Distinguishing a fair pause from a shutdown

A fair pause is explicit, time-limited, and accountable: you name the break, you state when you will return, and you actually come back. Stonewalling is vague, open-ended, and avoidant: no clear signal, no timeline, and no return. When both partners can tell the difference, breaks become a mutual tool for staying grounded rather than a tactical retreat that multiplies frustration.

Care for the person on the receiving end

Being stonewalled can feel like standing outside a locked door. If you are the one waiting, set boundaries that protect your well-being while leaving the door open to repair. You might say, “I’m happy to pause, and I need us to pick this up by eight.” During the pause, do something that steadies you – breathe, stretch, step outside – so you don’t spiral. Clear, compassionate boundaries reduce the helplessness that stonewalling can create.

Care for the person who tends to shut down

If you are the one who retreats, remember that your discomfort is valid – and your partner’s need for conversation is valid, too. Before difficult talks, prepare a short script you can use when you feel flooded: “I care about this, and I’m overwhelmed. I need a brief break, then I’ll come back.” Keep your promise. Each kept promise rewires the association between conflict and threat, making stonewalling less tempting over time.

Accountability without accusation

Repair thrives when the focus shifts from proving a point to understanding the impact. Try to describe effects rather than indict motives: “When you left mid-talk, I felt unimportant,” instead of “You don’t care.” This shift invites ownership. It also helps the person who has used stonewalling hear the message without feeling cornered, which keeps the conversation moving.

Checking progress together

Habits change through repetition and review. Set aside a calm time each week to notice what improved and what still trips you up. Ask, “Where did we catch ourselves before stonewalling this week?” and “What would help next time?” Celebrate small progress – returning from a break on time, finishing a tough talk, apologizing quickly – because those micro-repairs build momentum.

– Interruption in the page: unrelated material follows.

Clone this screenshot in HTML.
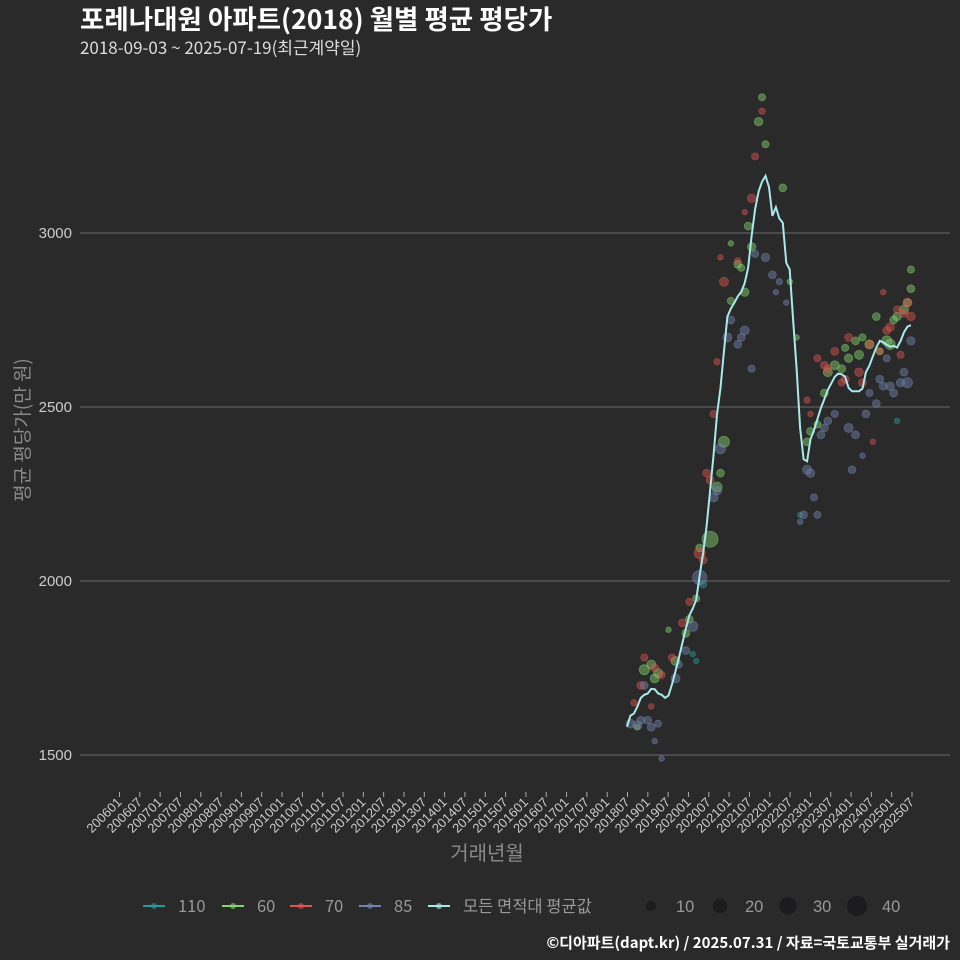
<!DOCTYPE html>
<html><head><meta charset="utf-8"><style>
html,body{margin:0;padding:0;background:#2b2a2b;}
svg{display:block;font-family:"Liberation Sans","Noto Sans CJK KR",sans-serif;}
.kr{font-family:"Noto Sans CJK KR","Liberation Sans",sans-serif;}
#ytitle{position:absolute;left:22px;top:430px;width:240px;height:24px;margin-left:-120px;margin-top:-12px;line-height:24px;text-align:center;transform:rotate(-90deg);color:#8a8a8a;font-size:19px;font-family:"Noto Sans CJK KR","Liberation Sans",sans-serif;white-space:nowrap;}
</style></head><body>
<div style="position:relative;width:960px;height:960px;">
<svg id="chart" width="960" height="960" viewBox="0 0 960 960" xmlns="http://www.w3.org/2000/svg">
<rect width="960" height="960" fill="#2b2a2b"/>
<text class="kr" x="80" y="29" fill="#ffffff" font-size="26.5" font-weight="bold">포레나대원 아파트(2018) 월별 평균 평당가</text>
<text class="kr" x="80" y="54" fill="#dddddd" font-size="17">2018-09-03 ~ 2025-07-19(최근계약일)</text>
<g id="grid"></g>
<g id="xaxis"></g>
<g id="points"></g>
<path id="avgline" fill="none" stroke="#a8eaea" stroke-width="2"/>
<text class="kr" x="487" y="860" fill="#8a8a8a" font-size="20" text-anchor="middle">거래년월</text>
<g id="legend"></g>
<text class="kr" x="950" y="948" fill="#ffffff" font-size="15" font-weight="bold" text-anchor="end">©디아파트(dapt.kr) / 2025.07.31 / 자료=국토교통부 실거래가</text>
</svg>
<div id="ytitle">평균 평당가(만 원)</div>
</div>
<script>
const yTicks=[1500,2000,2500,3000];
const xTickLabels=[];
for(let y=2006;y<=2025;y++){xTickLabels.push(y+'01');xTickLabels.push(y+'07');}
const avgStartMonth=152; // 2018-09 as months since 2006-01
const avgValues=[1581,1613,1619,1639,1664,1673,1677,1690,1689,1677,1673,1664,1671,1703,1741,1780,1822,1863,1901,1921,1946,2017,2081,2158,2260,2363,2478,2555,2658,2760,2783,2799,2818,2831,2856,2901,2991,3068,3119,3147,3164,3132,3049,3074,3042,3029,2914,2895,2747,2606,2440,2350,2344,2408,2433,2465,2497,2523,2549,2568,2587,2596,2594,2587,2555,2545,2545,2545,2553,2600,2619,2645,2671,2690,2686,2679,2673,2676,2671,2690,2715,2731,2735];
// [month offset from 2018-09, value, count]
const s60=[[3,1580,3],[5,1745,10],[7,1760,8],[8,1720,8],[9,1735,8],[14,1770,8],[12,1860,3],[17,1850,6],[18,1890,6],[20,1950,5],[21,2095,6],[24,2120,25],[26,2270,10],[27,2310,6],[28,2400,12],[30,2805,5],[30,2970,3],[32,2910,6],[33,2900,5],[34,2830,7],[36,2960,7],[35,3020,6],[38,3320,7],[39,3390,5],[40,3255,5],[45,3130,6],[47,2860,3],[49,2700,3],[52,2400,6],[53,2430,6],[55,2450,5],[57,2540,6],[58,2600,8],[60,2620,8],[62,2610,6],[64,2640,7],[63,2670,5],[66,2690,6],[67,2650,8],[68,2700,5],[70,2680,8],[72,2760,6],[73,2660,5],[75,2690,10],[76,2680,10],[77,2750,6],[78,2760,7],[80,2780,8],[82,2840,6],[81,2800,6],[82,2895,5]];
const s70=[[2,1650,4],[4,1700,6],[5,1780,5],[7,1640,3],[8,1750,6],[10,1730,5],[13,1780,5],[16,1880,6],[18,1940,5],[21,2080,12],[22,2060,6],[23,2310,6],[24,2290,6],[25,2480,5],[26,2630,4],[27,2930,3],[28,2860,8],[32,2920,4],[34,3060,3],[36,3100,7],[37,3220,5],[39,3350,4],[52,2520,4],[53,2480,3],[55,2640,5],[57,2620,6],[58,2610,6],[60,2660,6],[62,2570,5],[63,2580,6],[64,2700,6],[67,2600,7],[68,2570,6],[70,2680,6],[71,2400,3],[73,2660,4],[75,2720,6],[76,2730,7],[78,2780,5],[80,2770,7],[81,2800,8],[82,2760,7],[79,2650,5],[74,2830,3]];
const s85=[[1,1590,8],[3,1585,8],[4,1600,6],[6,1600,6],[7,1580,6],[9,1590,5],[8,1540,3],[10,1490,3],[5,1700,6],[14,1720,8],[15,1760,5],[17,1800,6],[19,1870,10],[21,2010,20],[25,2240,8],[26,2260,8],[27,2380,10],[29,2700,8],[30,2750,6],[32,2680,6],[33,2700,6],[34,2720,8],[36,2610,5],[37,2940,5],[40,2930,7],[42,2880,6],[43,2830,3],[44,2860,4],[46,2800,3],[51,2190,6],[52,2320,8],[53,2310,7],[54,2240,5],[55,2190,5],[50,2170,3],[56,2420,6],[57,2440,6],[58,2460,6],[60,2480,5],[64,2440,8],[65,2320,6],[66,2420,6],[68,2360,3],[69,2480,6],[70,2540,5],[72,2510,6],[73,2580,6],[74,2560,6],[76,2560,7],[77,2540,6],[79,2570,7],[80,2600,6],[81,2570,10],[82,2690,7],[75,2640,5]];
const s110=[[19,1790,3],[20,1770,3],[22,1990,5],[50,2190,3],[78,2460,3]];
const legendSizes=[10,20,30,40];

const NS='http://www.w3.org/2000/svg';
const X0=100.6, PXM=3.463;
function xScale(m){return X0+m*PXM;}
function yScale(v){return 233+(3000-v)*0.348;}
function rScale(n){return Math.sqrt(n)*1.6;}
function mk(tag,attrs,parent){const e=document.createElementNS(NS,tag);for(const k in attrs)e.setAttribute(k,attrs[k]);parent.appendChild(e);return e;}
const grid=document.getElementById('grid');
yTicks.forEach(v=>{
 const l=mk('line',{x1:80,x2:950,y1:yScale(v),y2:yScale(v),stroke:'#6a6a6a','stroke-width':1},grid);
 
 
 const t=mk('text',{x:72,y:yScale(v)+5,fill:'#cccccc','font-size':15,'text-anchor':'end'},grid);
 
 
 t.textContent=v;
});
const xa=document.getElementById('xaxis');
xTickLabels.forEach((lab,i)=>{
 const x=119.5+i*6*(792.5/234);
 const l=mk('line',{x1:x,x2:x,y1:792,y2:797,stroke:'#aaaaaa','stroke-width':1},xa);
 
 
 const t=mk('text',{transform:`translate(${x+3},${803}) rotate(-45)`,fill:'#cccccc','font-size':13,'text-anchor':'end'},xa);
 
 
 t.textContent=lab;
});
const pts=document.getElementById('points');
const series=[[s110,'#2a9a9a','110'],[s60,'#86d46e','60'],[s70,'#dd5550','70'],[s85,'#7486b0','85']];
series.forEach(([arr,col,name])=>{
 arr.forEach(p=>{
  const c=mk('circle',{cx:xScale(avgStartMonth+p[0]),cy:yScale(p[1]),r:rScale(p[2]),fill:col,'fill-opacity':0.45,stroke:col,'stroke-opacity':0.5,'stroke-width':0.8},pts);
  
  
 });
});
document.getElementById('avgline').setAttribute('d',avgValues.map((v,i)=>(i?'L':'M')+xScale(avgStartMonth+i).toFixed(1)+','+yScale(v).toFixed(1)).join(''));
const lg=document.getElementById('legend');
const lItems=[['110','#2a9a9a',143],['60','#86d46e',222],['70','#dd5550',290],['85','#7486b0',359],['모든 면적대 평균값','#a8eaea',428]];
lItems.forEach(([n,c,x])=>{
 const g=mk('g',{},lg);
 
 
 mk('line',{x1:x,x2:x+22,y1:906,y2:906,stroke:c,'stroke-width':2},g);
 mk('circle',{cx:x+11,cy:906,r:3,fill:c,'fill-opacity':0.6},g);
 const t=mk('text',{x:x+35,y:912,fill:'#999999','font-size':16.5,'class':'kr'},g);
 t.textContent=n;
});
const sx=[651,720,788,857];
legendSizes.forEach((s,i)=>{
 const g=mk('g',{},lg);
 
 
 mk('circle',{cx:sx[i],cy:906,r:rScale(s),fill:'#1c1c1e'},g);
 const t=mk('text',{x:sx[i]+25,y:912,fill:'#999999','font-size':16.5},g);
 t.textContent=s;
});
</script>
</body></html>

When the wall starts to come down

As stonewalling gives way to steadier communication, you’ll notice quieter shifts first: more eye contact, easier timing for breaks, fewer side issues crowding the main topic. Arguments may still sting – that’s human – but the recovery will be faster. You will feel more like a team addressing a shared challenge rather than opponents trying to win a round. That experience of partnership is the payoff for staying present when retreat once felt like the only option.

Changing a communication pattern is rarely instant – it’s a set of small decisions repeated under pressure. Each time you choose a clear pause over a cold exit, reflect rather than deflect, or return to finish what you started, you teach your relationship something new. Little by little, stonewalling loses its grip, replaced by a sturdier habit: facing hard moments together and finding your way back, again and again.